Here’s the kind of rejection you get for work like that: “Dear Writer, Thanks for sending me The Great and True Story of a Girl Scout Assassin, but I’m afraid it’s not for me. It was competently written, but it just didn’t have that certain something I’m looking for that raises it above all the other competently-written stories that cross my desk. I wish you the best of luck in finding another home for it. Sincerely, An Editor You Won’t Be Working With”

This is maddening, because it says “you did a good job, but for some reason it still didn’t make it.” Editors talk about stories not rising above the others, of liking them but not loving them, of them not standing out.
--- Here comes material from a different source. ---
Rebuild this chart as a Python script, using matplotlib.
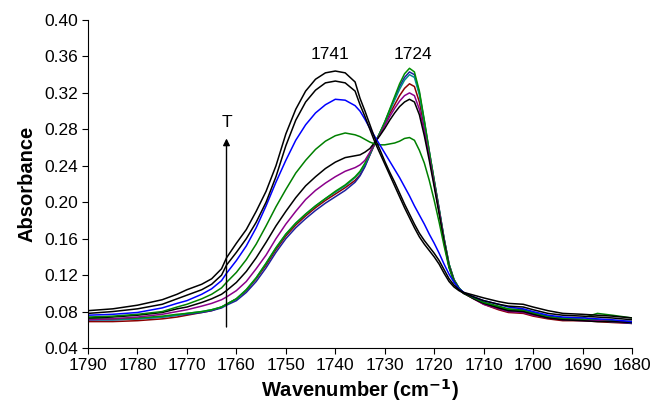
import matplotlib
matplotlib.use("Agg")
import matplotlib.pyplot as plt

plt.rcParams['font.family'] = ['Liberation Sans', 'DejaVu Sans']

wavenumber = [1790, 1785, 1780, 1775, 1772, 1770, 1767, 1765, 1763, 1762, 1760, 1758, 1756, 1754,
              1752, 1750, 1748, 1746, 1744, 1742, 1740, 1738, 1736, 1735, 1734, 1733, 1732, 1731,
              1730, 1729, 1728, 1727, 1726, 1725, 1724, 1723, 1722, 1721, 1720, 1719, 1718, 1717,
              1716, 1715, 1714, 1712, 1710, 1707, 1705, 1702, 1700, 1697, 1694, 1690, 1687, 1684, 1680]

red_1 = [.069, .069, .070, .072, .074, .076, .079, .081, .085, .088, .094, .103, .116, .131,
         .148, .163, .175, .185, .194, .202, .209, .216, .224, .230, .240, .252, .264, .275,
         .286, .297, .307, .317, .325, .330, .327, .310, .282, .252, .221, .190, .158, .130,
         .114, .105, .100, .094, .088, .082, .079, .078, .075, .072, .070, .070, .069, .068, .067]
navy_2 = [.071, .071, .072, .074, .076, .077, .079, .081, .084, .087, .092, .101, .113, .128,
          .145, .160, .172, .182, .191, .199, .206, .213, .222, .229, .239, .252, .265, .276,
          .288, .301, .314, .327, .337, .343, .340, .320, .289, .256, .224, .193, .160, .132,
          .115, .106, .100, .095, .090, .085, .082, .081, .078, .074, .072, .071, .070, .069, .067]
teal_3 = [.071, .071, .072, .074, .076, .078, .080, .082, .085, .088, .094, .104, .117, .133,
          .150, .165, .177, .187, .196, .204, .211, .218, .227, .233, .242, .253, .265, .276,
          .287, .300, .312, .324, .334, .340, .337, .318, .287, .255, .223, .192, .160, .132,
          .115, .106, .100, .095, .090, .085, .082, .081, .078, .074, .072, .071, .070, .069, .068]
green_4 = [.072, .072, .073, .075, .077, .078, .080, .082, .085, .088, .094, .104, .117, .133,
           .150, .165, .177, .187, .196, .204, .212, .219, .228, .234, .243, .254, .265, .276,
           .288, .302, .316, .330, .341, .347, .343, .322, .290, .256, .224, .192, .160, .132,
           .115, .106, .100, .095, .090, .085, .082, .081, .078, .074, .072, .071, .071, .070, .069]
purple_5 = [.071, .072, .074, .077, .080, .082, .086, .089, .093, .096, .103, .113, .127, .142,
            .160, .176, .190, .203, .213, .221, .228, .234, .238, .241, .246, .255, .265, .274,
            .284, .294, .303, .311, .317, .320, .317, .302, .278, .250, .220, .190, .158, .130,
            .114, .105, .100, .094, .088, .083, .080, .079, .076, .073, .071, .070, .070, .069, .068]
black_6 = [.073, .074, .076, .079, .083, .085, .090, .094, .099, .103, .112, .124, .139, .156,
           .174, .190, .205, .218, .228, .237, .244, .249, .251, .252, .255, .259, .266, .273,
           .281, .290, .298, .305, .310, .313, .310, .296, .273, .246, .217, .187, .156, .129,
           .113, .105, .100, .094, .089, .084, .081, .080, .077, .073, .071, .070, .069, .069, .068]
green_7 = [.074, .075, .077, .080, .085, .088, .094, .099, .106, .112, .123, .137, .154, .174,
           .195, .214, .232, .246, .258, .267, .273, .276, .274, .272, .269, .266, .264, .263,
           .263, .264, .265, .267, .270, .271, .268, .257, .243, .224, .202, .178, .152, .128,
           .113, .105, .100, .095, .090, .086, .083, .082, .079, .075, .073, .073, .078, .076, .073]
blue_8 = [.076, .077, .079, .084, .089, .092, .099, .105, .114, .122, .136, .152, .172, .196,
          .222, .246, .268, .285, .298, .307, .313, .312, .306, .300, .291, .281, .272, .263,
          .254, .245, .236, .227, .217, .207, .196, .186, .176, .165, .155, .144, .132, .121,
          .112, .105, .101, .096, .092, .088, .085, .083, .080, .076, .074, .073, .072, .071, .069]
black_9 = [.078, .080, .083, .088, .094, .098, .104, .110, .120, .131, .145, .160, .178, .200,
           .228, .262, .290, .310, .323, .331, .333, .331, .322, .307, .294, .280, .266, .254,
           .242, .230, .218, .206, .194, .183, .172, .162, .154, .147, .140, .132, .122, .113,
           .107, .103, .100, .096, .092, .088, .086, .085, .082, .078, .076, .075, .074, .073, .071]
black_10 = [.081, .083, .087, .093, .099, .104, .110, .116, .127, .139, .155, .170, .190, .212,
            .240, .275, .302, .322, .335, .342, .344, .342, .332, .314, .300, .285, .270, .258,
            .245, .233, .222, .210, .198, .187, .176, .166, .158, .151, .144, .136, .126, .116,
            .109, .104, .101, .098, .095, .091, .089, .088, .085, .081, .078, .077, .076, .075, .073]

series = [
    (red_1, '#8B0000'),
    (navy_2, '#1F1F9F'),
    (teal_3, '#008B8B'),
    (green_4, '#009000'),
    (purple_5, '#8B008B'),
    (black_6, '#000000'),
    (green_7, '#008000'),
    (blue_8, '#0000FF'),
    (black_9, '#000000'),
    (black_10, '#000000'),
]

y_ticks = [0.04, 0.08, 0.12, 0.16, 0.20, 0.24, 0.28, 0.32, 0.36, 0.40]
x_ticks = [1790, 1780, 1770, 1760, 1750, 1740, 1730, 1720, 1710, 1700, 1690, 1680]

fig = plt.figure(figsize=(6.54, 4.05), dpi=100)
ax = fig.add_axes([0.1346, 0.1407, 0.8318, 0.8099])

for vals, col in series:
    ax.plot(wavenumber, vals, color=col, lw=1.1)

ax.set_xlim(1790, 1680)
ax.set_ylim(0.04, 0.40)
ax.set_xticks(x_ticks)
ax.set_yticks(y_ticks)
ax.set_yticklabels([f"{v:.2f}" for v in y_ticks])
ax.tick_params(direction='out', length=4, labelsize=12.5, width=0.8, pad=3)
for s in ['top', 'right']:
    ax.spines[s].set_visible(False)

ax.set_xlabel('Wavenumber (cm$^{\\mathbf{-1}}$)', fontsize=14.5, fontweight='bold', labelpad=3)
ax.set_ylabel('Absorbance', fontsize=14.5, fontweight='bold', labelpad=6)

ax.text(1741, 0.362, '1741', ha='center', va='center', fontsize=12.5)
ax.text(1724.3, 0.362, '1724', ha='center', va='center', fontsize=12.5)
ax.text(1762, 0.288, 'T', ha='center', va='center', fontsize=12.5)
ax.annotate('', xy=(1762, 0.273), xytext=(1762, 0.060),
            arrowprops=dict(arrowstyle='-|>', color='black', lw=1.0, mutation_scale=10))

fig.savefig('out.png', dpi=100)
So what makes a story rise above its fellows, inspire love, stand out? The intuitive response would be that it does the things we talked about better. The characters are stronger, the plot is more compelling, the description is more vivid. But usually standing out is going to mean something else, and it’s going to differ from writer to writer and sometimes from story to story. The stories that rise above are not just more competent than the stories that don’t, although more competent is always better.

The stories that rise above have multiple, surprising features that hit people where they live. It’s unlikely that some single addition to your (ideally) already competent fiction is going to make it rise above: instead, one feature toward the beginning might make the reader tentatively fall in love (in a Platonic sense) with the character, while another throughout the novel might be a constant source of stifled laughter, and another …

Well, I’m trying to be specific about something that is general, that arises from the special talents of the individual writer. Instead, let me try to offer a list of some of the kinds of things that can make a novel rise above:

  • An exceptionally vivid setting, like Twain’s Mississippi River town of St. Petersburg or Frank Herbert’s Arrakis
  • A character who is fascinating to watch at his or her work, like Tolkien’s Gandalf or Defoe’s Robinson Crusoe or Frank Abagnale’s self-depiction in Catch Me if You Can
  • An endlessly entertaining voice, like most of Twain’s or Vonnegut’s work
  • An idea that is so rich and fascinating that it helps drive the story and locks the reader in a sense of wonderment that sticks, like Pullman’s daemons or Stevenson’s Jeckyll and Hyde tranformation or Asimov’s Laws
  • Intricate and surprising plotting with secrets and revelations, like Rowling’s entire Harry Potter saga or the movie Identity
  • Painfully important stakes that make the reader desperately sympathetic with the character, like the destruction of the Ring in Tolkien’s The Lord of the Rings
  • A character who inspires an unusual amount of sympathy, like Dickens’ Oliver Twist or Wally Lamb’s Delores in She’s Come Undone
  • A situation that provides wish-fulfillment, like (again) the Harry Potter books or Abagnale’s Catch Me If You Can

There are others, probably many others, but I hope those will suffice for examples.

To successfully offer “that certain something”, there are four things you have to do:

  1. Be strongly competent in as many of the aspects of writing as possible. A few good features will not rescue a fatally flawed or badly-executed story.
  2. Employ not one, but multiple “rise above” features, which could be any number of things
  3. Do all of this in a way that only you can do it, writing with a deep sense of passion for your subject
  4. Make choices in your writing that find opportunities in your readership. (Tolkien had to find the concept of the One Ring highly compelling, but if the idea didn’t resonate with so many readers, it wouldn’t have flown.)

I don’t claim to have mastery of rising above, or even that all stories that rise above do so in the ways I’ve talked about. There’s not even always a clear line between great competency and transcendence. But my key point, I hope, will be of some use to you: a good story is all very well, but what features in your writing set that good story ablaze?